The real decision is not “good or bad” in isolation. The question is whether a fixed index annuity helps you reach clear goals better than other tools you already have or can easily add. A simple checklist can help.

Step 1: Clarify Your Time Horizon And Liquidity Needs

List the dollars you can truly lock up for seven to ten years without stress. Money that might be needed for emergencies, major home repairs, or family needs usually belongs in more liquid accounts. If only a small slice of your net worth is available for long periods, that factor alone may limit the role of any annuity.

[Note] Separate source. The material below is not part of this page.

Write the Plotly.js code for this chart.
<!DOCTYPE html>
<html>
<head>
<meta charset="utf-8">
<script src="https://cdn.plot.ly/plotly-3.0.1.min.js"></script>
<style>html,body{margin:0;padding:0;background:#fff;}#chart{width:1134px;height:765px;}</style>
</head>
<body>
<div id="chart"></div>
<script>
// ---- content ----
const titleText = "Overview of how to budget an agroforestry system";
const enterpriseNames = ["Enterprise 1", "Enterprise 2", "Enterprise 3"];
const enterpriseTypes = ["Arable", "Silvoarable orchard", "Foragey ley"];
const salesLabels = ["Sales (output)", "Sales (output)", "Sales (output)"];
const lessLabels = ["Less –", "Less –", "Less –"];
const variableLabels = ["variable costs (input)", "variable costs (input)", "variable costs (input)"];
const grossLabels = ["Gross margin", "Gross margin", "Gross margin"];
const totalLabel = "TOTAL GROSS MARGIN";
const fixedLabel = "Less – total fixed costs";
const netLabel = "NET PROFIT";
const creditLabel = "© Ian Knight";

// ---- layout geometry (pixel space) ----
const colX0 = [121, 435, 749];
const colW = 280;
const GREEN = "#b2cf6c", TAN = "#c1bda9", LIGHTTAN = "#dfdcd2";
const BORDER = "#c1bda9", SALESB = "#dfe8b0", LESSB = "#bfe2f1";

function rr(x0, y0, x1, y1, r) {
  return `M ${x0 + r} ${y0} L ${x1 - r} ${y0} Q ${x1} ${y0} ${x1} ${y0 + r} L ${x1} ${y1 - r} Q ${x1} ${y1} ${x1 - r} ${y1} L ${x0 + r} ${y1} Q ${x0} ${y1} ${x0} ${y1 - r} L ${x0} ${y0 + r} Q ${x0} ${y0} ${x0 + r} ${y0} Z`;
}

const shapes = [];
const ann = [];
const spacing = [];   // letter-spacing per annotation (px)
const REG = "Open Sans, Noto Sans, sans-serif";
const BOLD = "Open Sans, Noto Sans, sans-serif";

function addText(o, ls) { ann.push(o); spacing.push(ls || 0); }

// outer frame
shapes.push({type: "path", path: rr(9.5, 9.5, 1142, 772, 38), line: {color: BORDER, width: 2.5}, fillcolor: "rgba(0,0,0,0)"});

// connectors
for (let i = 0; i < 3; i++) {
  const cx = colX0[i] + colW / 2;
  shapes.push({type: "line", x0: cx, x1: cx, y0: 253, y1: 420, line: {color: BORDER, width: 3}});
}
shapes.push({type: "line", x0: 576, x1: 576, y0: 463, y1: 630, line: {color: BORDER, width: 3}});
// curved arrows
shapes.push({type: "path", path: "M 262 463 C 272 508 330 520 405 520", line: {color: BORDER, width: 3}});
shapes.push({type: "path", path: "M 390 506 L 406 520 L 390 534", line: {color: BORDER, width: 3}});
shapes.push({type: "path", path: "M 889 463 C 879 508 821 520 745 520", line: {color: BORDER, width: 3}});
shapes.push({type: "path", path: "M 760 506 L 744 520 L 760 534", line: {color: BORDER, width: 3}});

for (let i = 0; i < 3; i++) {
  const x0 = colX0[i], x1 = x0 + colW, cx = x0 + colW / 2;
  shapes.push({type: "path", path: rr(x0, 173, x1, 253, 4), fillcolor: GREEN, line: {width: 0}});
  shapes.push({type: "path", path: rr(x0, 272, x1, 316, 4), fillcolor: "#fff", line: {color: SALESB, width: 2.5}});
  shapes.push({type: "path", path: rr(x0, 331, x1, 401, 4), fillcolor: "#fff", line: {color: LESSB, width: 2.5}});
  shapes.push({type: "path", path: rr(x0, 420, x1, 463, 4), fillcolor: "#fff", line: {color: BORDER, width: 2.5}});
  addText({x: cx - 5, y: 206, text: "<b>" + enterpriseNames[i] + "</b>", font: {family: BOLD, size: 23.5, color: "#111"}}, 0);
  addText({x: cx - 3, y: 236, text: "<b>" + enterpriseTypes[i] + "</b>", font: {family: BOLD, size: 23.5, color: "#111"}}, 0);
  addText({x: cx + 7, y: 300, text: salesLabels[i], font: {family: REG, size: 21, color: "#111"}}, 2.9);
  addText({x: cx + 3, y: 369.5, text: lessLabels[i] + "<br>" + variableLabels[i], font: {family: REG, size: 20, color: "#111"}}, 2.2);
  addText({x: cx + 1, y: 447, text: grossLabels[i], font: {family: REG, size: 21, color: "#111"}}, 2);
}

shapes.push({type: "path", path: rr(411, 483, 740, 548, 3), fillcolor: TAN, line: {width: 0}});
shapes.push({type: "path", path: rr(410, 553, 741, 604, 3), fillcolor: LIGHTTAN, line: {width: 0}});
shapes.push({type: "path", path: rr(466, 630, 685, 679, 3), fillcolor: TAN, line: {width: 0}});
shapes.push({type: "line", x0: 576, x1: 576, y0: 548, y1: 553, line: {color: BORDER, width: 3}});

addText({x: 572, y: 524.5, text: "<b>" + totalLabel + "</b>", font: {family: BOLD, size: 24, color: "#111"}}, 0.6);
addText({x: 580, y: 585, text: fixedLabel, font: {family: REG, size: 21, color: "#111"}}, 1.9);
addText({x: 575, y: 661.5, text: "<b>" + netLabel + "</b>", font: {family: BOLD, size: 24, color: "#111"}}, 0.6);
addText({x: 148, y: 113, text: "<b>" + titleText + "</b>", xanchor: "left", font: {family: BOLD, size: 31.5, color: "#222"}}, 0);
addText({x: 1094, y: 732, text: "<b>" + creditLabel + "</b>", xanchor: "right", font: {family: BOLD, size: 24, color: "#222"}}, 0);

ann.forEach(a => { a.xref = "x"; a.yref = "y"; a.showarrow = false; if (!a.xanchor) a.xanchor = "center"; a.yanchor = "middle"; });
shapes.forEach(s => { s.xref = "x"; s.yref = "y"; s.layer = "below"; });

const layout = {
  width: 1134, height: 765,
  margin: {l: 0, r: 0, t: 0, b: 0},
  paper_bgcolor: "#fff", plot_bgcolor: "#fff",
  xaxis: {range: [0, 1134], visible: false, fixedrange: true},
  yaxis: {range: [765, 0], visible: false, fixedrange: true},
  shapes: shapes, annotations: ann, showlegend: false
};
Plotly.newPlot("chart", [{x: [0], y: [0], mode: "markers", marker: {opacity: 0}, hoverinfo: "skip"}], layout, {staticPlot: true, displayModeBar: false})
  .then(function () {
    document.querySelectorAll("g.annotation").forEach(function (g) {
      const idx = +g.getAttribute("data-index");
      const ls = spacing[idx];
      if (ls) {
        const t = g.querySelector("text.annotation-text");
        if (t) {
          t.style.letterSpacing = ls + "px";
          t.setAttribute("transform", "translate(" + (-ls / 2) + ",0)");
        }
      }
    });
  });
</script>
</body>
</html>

Step 2: Map All Your Income Sources

Write down expected income from public pensions, workplace plans, rental property, and investment accounts. Many people find that these sources already cover most essentials. In that case, a fixed index annuity might serve as a stabilizing tool for a portion of your savings, rather than the main pillar of your retirement income.

Step 3: Compare Realistic Return Ranges

Instead of focusing on sales illustrations, sketch a range of possible outcomes. With caps and participation rates, long-term returns for many fixed index annuities may land somewhere between traditional fixed annuities and balanced funds. If that range seems acceptable in light of the protection and income features, the product may deserve a place on your shortlist.

Step 4: Get An Independent Second Opinion

Bring the contract, disclosure documents, and your own notes to a licensed financial professional who is not tied to a single insurer. Ask that person to explain how the contract would interact with your other accounts, tax bracket, and estate plans. This kind of outside review can reveal details that are easy to miss when you read the paperwork alone.

No single article can speak to every personal situation, and a fixed index annuity will never be the right choice for everyone. If you want principal protection, can leave the funds untouched for many years, and accept a trade-off of limited upside for smoother outcomes, these contracts might deserve a careful look alongside simpler alternatives.